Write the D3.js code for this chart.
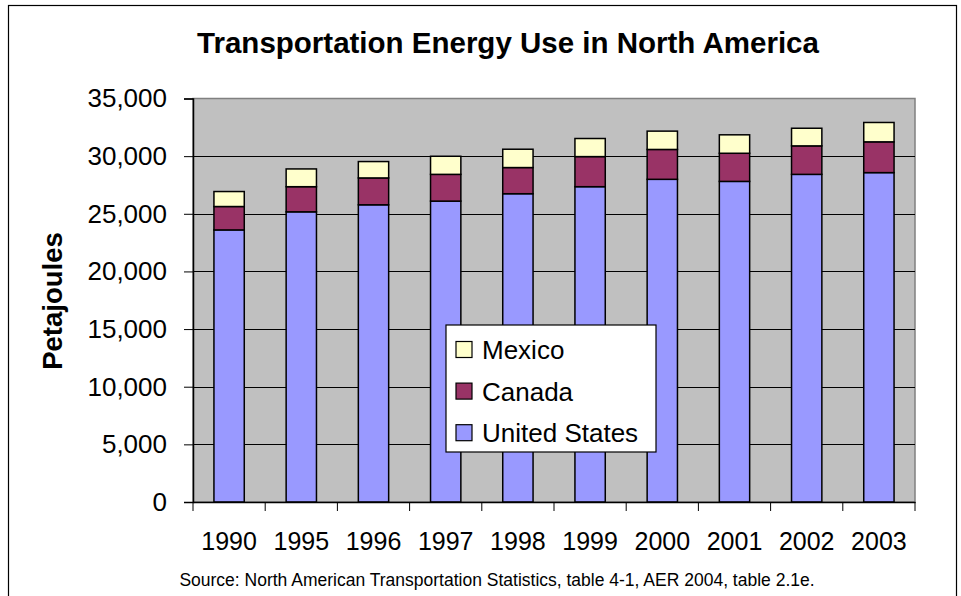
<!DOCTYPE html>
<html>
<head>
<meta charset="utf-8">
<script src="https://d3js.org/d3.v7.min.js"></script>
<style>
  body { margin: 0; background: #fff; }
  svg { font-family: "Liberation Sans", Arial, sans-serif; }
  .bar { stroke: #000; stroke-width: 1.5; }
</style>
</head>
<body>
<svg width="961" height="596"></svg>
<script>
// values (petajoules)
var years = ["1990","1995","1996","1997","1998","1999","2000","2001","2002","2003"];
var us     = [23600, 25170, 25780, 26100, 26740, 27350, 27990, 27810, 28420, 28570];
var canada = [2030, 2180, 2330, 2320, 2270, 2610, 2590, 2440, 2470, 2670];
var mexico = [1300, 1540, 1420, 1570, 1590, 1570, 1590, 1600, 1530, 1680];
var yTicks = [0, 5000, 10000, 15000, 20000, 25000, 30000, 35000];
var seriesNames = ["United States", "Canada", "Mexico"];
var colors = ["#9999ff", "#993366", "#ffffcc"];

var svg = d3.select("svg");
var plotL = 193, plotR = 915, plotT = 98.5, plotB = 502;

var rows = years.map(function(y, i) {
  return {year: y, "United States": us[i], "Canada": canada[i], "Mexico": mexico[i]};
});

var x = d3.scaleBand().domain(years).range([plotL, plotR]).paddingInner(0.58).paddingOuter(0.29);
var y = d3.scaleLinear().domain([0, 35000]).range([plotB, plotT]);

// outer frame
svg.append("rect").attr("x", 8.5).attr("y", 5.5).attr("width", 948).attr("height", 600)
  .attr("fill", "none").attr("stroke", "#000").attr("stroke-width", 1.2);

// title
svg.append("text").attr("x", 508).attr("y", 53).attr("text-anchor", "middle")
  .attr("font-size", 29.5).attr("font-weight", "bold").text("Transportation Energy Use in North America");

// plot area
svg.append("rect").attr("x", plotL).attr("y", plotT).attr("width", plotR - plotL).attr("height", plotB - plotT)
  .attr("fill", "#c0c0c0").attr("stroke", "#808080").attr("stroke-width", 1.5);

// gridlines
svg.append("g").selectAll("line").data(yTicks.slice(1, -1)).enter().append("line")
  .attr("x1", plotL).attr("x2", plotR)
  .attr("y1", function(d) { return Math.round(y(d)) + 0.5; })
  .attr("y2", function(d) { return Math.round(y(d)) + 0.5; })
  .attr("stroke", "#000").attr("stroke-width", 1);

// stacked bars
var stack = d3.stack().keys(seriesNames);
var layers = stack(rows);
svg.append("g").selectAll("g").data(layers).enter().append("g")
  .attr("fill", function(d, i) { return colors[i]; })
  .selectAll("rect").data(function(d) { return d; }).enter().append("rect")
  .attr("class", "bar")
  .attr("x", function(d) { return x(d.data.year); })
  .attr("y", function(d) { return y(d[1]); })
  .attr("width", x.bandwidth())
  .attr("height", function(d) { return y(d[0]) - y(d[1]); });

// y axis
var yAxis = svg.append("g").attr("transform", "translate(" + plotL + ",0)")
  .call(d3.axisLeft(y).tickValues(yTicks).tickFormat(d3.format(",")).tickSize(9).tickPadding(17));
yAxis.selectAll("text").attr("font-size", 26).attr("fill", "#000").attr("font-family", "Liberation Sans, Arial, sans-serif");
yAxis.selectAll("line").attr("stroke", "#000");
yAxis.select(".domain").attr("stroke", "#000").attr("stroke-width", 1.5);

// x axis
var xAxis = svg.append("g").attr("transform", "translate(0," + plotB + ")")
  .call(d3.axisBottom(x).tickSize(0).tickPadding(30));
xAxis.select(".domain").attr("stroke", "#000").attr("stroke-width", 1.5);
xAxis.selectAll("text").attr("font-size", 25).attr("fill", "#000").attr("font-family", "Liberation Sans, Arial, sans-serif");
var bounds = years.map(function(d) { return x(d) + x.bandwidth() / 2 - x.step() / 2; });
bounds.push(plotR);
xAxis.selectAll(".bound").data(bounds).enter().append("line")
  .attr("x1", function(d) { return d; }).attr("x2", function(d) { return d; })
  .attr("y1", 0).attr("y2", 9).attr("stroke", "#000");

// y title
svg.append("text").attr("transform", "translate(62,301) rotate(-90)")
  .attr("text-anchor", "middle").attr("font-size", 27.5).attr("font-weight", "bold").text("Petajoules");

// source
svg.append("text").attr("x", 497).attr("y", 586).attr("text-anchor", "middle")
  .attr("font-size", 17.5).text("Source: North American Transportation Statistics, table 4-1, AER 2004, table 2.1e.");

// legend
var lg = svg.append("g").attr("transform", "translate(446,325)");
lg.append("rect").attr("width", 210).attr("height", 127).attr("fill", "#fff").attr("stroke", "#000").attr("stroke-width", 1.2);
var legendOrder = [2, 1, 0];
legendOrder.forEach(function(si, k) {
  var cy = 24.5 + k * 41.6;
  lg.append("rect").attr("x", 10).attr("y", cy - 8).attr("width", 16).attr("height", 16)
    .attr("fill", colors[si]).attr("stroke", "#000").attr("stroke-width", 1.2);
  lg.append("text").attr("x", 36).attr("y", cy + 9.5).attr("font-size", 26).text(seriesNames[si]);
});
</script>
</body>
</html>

• • • •

Give back every line exactly as it stands, pictures excluded.

Write the D3.js code for this chart.
<!DOCTYPE html>
<html>
<head>
<meta charset="utf-8">
<script src="https://d3js.org/d3.v7.min.js"></script>
<style>
  body { margin: 0; background: #fff; }
  svg { font-family: "Liberation Sans", Arial, sans-serif; }
  .bar { stroke: #000; stroke-width: 1.5; }
</style>
</head>
<body>
<svg width="961" height="596"></svg>
<script>
// values (petajoules)
var years = ["1990","1995","1996","1997","1998","1999","2000","2001","2002","2003"];
var us     = [23600, 25170, 25780, 26100, 26740, 27350, 27990, 27810, 28420, 28570];
var canada = [2030, 2180, 2330, 2320, 2270, 2610, 2590, 2440, 2470, 2670];
var mexico = [1300, 1540, 1420, 1570, 1590, 1570, 1590, 1600, 1530, 1680];
var yTicks = [0, 5000, 10000, 15000, 20000, 25000, 30000, 35000];
var seriesNames = ["United States", "Canada", "Mexico"];
var colors = ["#9999ff", "#993366", "#ffffcc"];

var svg = d3.select("svg");
var plotL = 193, plotR = 915, plotT = 98.5, plotB = 502;

var rows = years.map(function(y, i) {
  return {year: y, "United States": us[i], "Canada": canada[i], "Mexico": mexico[i]};
});

var x = d3.scaleBand().domain(years).range([plotL, plotR]).paddingInner(0.58).paddingOuter(0.29);
var y = d3.scaleLinear().domain([0, 35000]).range([plotB, plotT]);

// outer frame
svg.append("rect").attr("x", 8.5).attr("y", 5.5).attr("width", 948).attr("height", 600)
  .attr("fill", "none").attr("stroke", "#000").attr("stroke-width", 1.2);

// title
svg.append("text").attr("x", 508).attr("y", 53).attr("text-anchor", "middle")
  .attr("font-size", 29.5).attr("font-weight", "bold").text("Transportation Energy Use in North America");

// plot area
svg.append("rect").attr("x", plotL).attr("y", plotT).attr("width", plotR - plotL).attr("height", plotB - plotT)
  .attr("fill", "#c0c0c0").attr("stroke", "#808080").attr("stroke-width", 1.5);

// gridlines
svg.append("g").selectAll("line").data(yTicks.slice(1, -1)).enter().append("line")
  .attr("x1", plotL).attr("x2", plotR)
  .attr("y1", function(d) { return Math.round(y(d)) + 0.5; })
  .attr("y2", function(d) { return Math.round(y(d)) + 0.5; })
  .attr("stroke", "#000").attr("stroke-width", 1);

// stacked bars
var stack = d3.stack().keys(seriesNames);
var layers = stack(rows);
svg.append("g").selectAll("g").data(layers).enter().append("g")
  .attr("fill", function(d, i) { return colors[i]; })
  .selectAll("rect").data(function(d) { return d; }).enter().append("rect")
  .attr("class", "bar")
  .attr("x", function(d) { return x(d.data.year); })
  .attr("y", function(d) { return y(d[1]); })
  .attr("width", x.bandwidth())
  .attr("height", function(d) { return y(d[0]) - y(d[1]); });

// y axis
var yAxis = svg.append("g").attr("transform", "translate(" + plotL + ",0)")
  .call(d3.axisLeft(y).tickValues(yTicks).tickFormat(d3.format(",")).tickSize(9).tickPadding(17));
yAxis.selectAll("text").attr("font-size", 26).attr("fill", "#000").attr("font-family", "Liberation Sans, Arial, sans-serif");
yAxis.selectAll("line").attr("stroke", "#000");
yAxis.select(".domain").attr("stroke", "#000").attr("stroke-width", 1.5);

// x axis
var xAxis = svg.append("g").attr("transform", "translate(0," + plotB + ")")
  .call(d3.axisBottom(x).tickSize(0).tickPadding(30));
xAxis.select(".domain").attr("stroke", "#000").attr("stroke-width", 1.5);
xAxis.selectAll("text").attr("font-size", 25).attr("fill", "#000").attr("font-family", "Liberation Sans, Arial, sans-serif");
var bounds = years.map(function(d) { return x(d) + x.bandwidth() / 2 - x.step() / 2; });
bounds.push(plotR);
xAxis.selectAll(".bound").data(bounds).enter().append("line")
  .attr("x1", function(d) { return d; }).attr("x2", function(d) { return d; })
  .attr("y1", 0).attr("y2", 9).attr("stroke", "#000");

// y title
svg.append("text").attr("transform", "translate(62,301) rotate(-90)")
  .attr("text-anchor", "middle").attr("font-size", 27.5).attr("font-weight", "bold").text("Petajoules");

// source
svg.append("text").attr("x", 497).attr("y", 586).attr("text-anchor", "middle")
  .attr("font-size", 17.5).text("Source: North American Transportation Statistics, table 4-1, AER 2004, table 2.1e.");

// legend
var lg = svg.append("g").attr("transform", "translate(446,325)");
lg.append("rect").attr("width", 210).attr("height", 127).attr("fill", "#fff").attr("stroke", "#000").attr("stroke-width", 1.2);
var legendOrder = [2, 1, 0];
legendOrder.forEach(function(si, k) {
  var cy = 24.5 + k * 41.6;
  lg.append("rect").attr("x", 10).attr("y", cy - 8).attr("width", 16).attr("height", 16)
    .attr("fill", colors[si]).attr("stroke", "#000").attr("stroke-width", 1.2);
  lg.append("text").attr("x", 36).attr("y", cy + 9.5).attr("font-size", 26).text(seriesNames[si]);
});
</script>
</body>
</html>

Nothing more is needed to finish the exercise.